Let me guess, you are creating a VFP to SQL upsizing wizzard that actually works!

I know, you won't tell me if I'm right, so I'll assume I am.

Bob Archer

Doug Hennig said...

Hey Bob, good to hear from you. That's a darn good guess!

tacShooter said...

Hey Doug, I'm having some trouble working with SQLXMLBulkLoad and was wondering if you could point me in the right direction. I'm just getting one error so far, "multiple base for derived type not supported". Can the bulk loader really not handle derived types with multiple bases or am I missing something. Thanks for your time.

Ken Ferguson

Doug Hennig said...

Hi Ken.

I'd check msdn.microsoft.com to see if there are any details about that error message.

Doug

tacShooter said...

Thanks Doug. I tried that to no avail and was making the rounds to every blog on the subject to see if anyone out there had run across this problem... Thanks anyway.

Ken Ferguson

Anonymous said...

Thanks for your contribution.One problem I could not solve is: fields that are empty but don´t accept null values. The SQLXMLBUlkLoad treat theses fields as NULL and prompt an error. Any ideas?

TIA
Moacyr Zalcman

Anonymous said...

1100 individual XML Files to load into SQL Server becomes a LOT easier.
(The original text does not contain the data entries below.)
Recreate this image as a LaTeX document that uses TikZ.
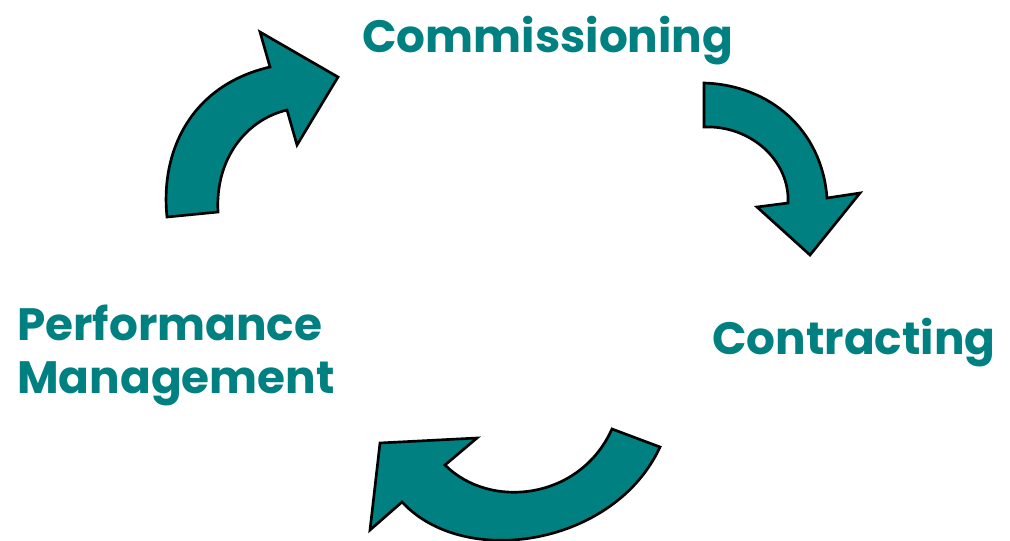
\documentclass[tikz,border=0pt]{standalone}
\usepackage{fontspec}
\setmainfont{Poppins}
\usepackage{tikz}
\definecolor{tealfill}{RGB}{0,128,128}
\begin{document}
\begin{tikzpicture}[x=0.75pt,y=-0.75pt,
	blockarrow/.style={fill=tealfill,draw=black,line width=2pt,line join=miter},
	stage/.style={anchor=base west,inner sep=0pt,text=tealfill,font=\fontsize{34}{42}\selectfont\bfseries}]
		\useasboundingbox (0,0) rectangle (1010,540);
		% stages
		\node[stage] (comm) at (362,52) {Commissioning};
		\node[stage] (contr) at (712,354) {Contracting};
		\node[stage] (perf) at (17,340) {Performance};
		\node[stage] (mgmt) at (17,393) {Management};
		% arrows
		\draw[blockarrow] (167,217) .. controls (160,150) and (192,85) .. (270,67) -- (260,32) -- (338,77) -- (297,145) -- (287,110) .. controls (245,120) and (215,160) .. (218,212) -- cycle;
		\draw[blockarrow] (704,83) .. controls (770,85) and (822,130) .. (827,198) -- (860,193) -- (810,255) -- (757,207) -- (788,203) .. controls (790,160) and (750,125) .. (704,127) -- cycle;
		\draw[blockarrow] (660,447) .. controls (615,545) and (465,570) .. (402,502) -- (370,530) -- (380,443) -- (477,438) -- (445,465) .. controls (490,510) and (580,500) .. (612,429) -- cycle;
		\end{tikzpicture}
\end{document}
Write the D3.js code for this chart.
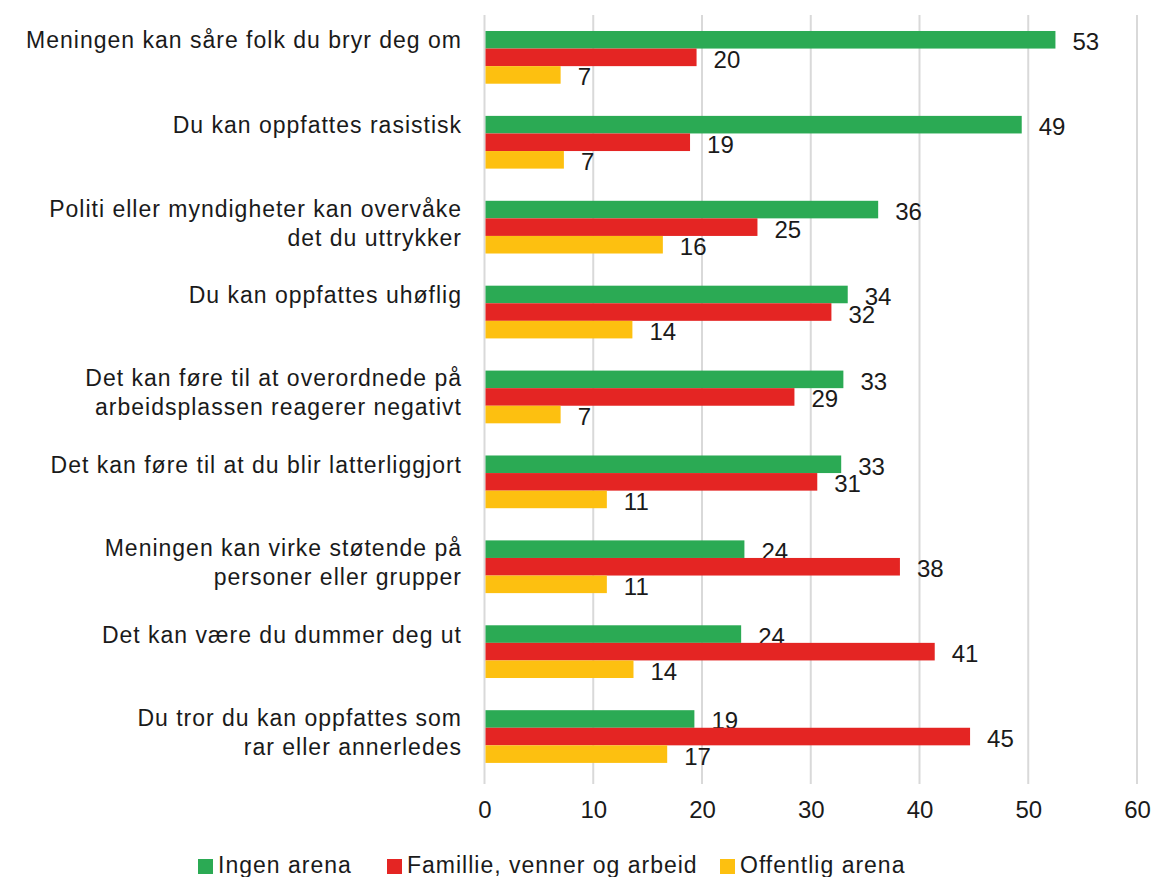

Thanks Doug.

Anonymous said...

Get error message Class definition SQLXMLBULKLOAD.SQLXMLBULKLOAD.4.0 is not found

Anonymous said...

Hi Dough,
i've tried the sample its working no error but nothing inserting to the SQL side :(

Doug Hennig said...

Did you try setting loBulkLoad.ErrorLogFile to the name of a file to log errors to?

Anonymous said...

No, how would be this

Anonymous said...

SQLXMLBulkLoad eats CR of CRLF in Memo fields when importing. Any ideas on a workaround?

Doug Hennig said...

Sorry, I don't.

Luis Santos said...

Hello Doug

I have also problems with NULL because my sql table don´t accept NULL.

Could you give me na ideia
Many thanks
Luis Santos

Doug Hennig said...

If you have empty or null values in your data but the fields don't accept null values, then it sounds like you have a data issue you need to resolve.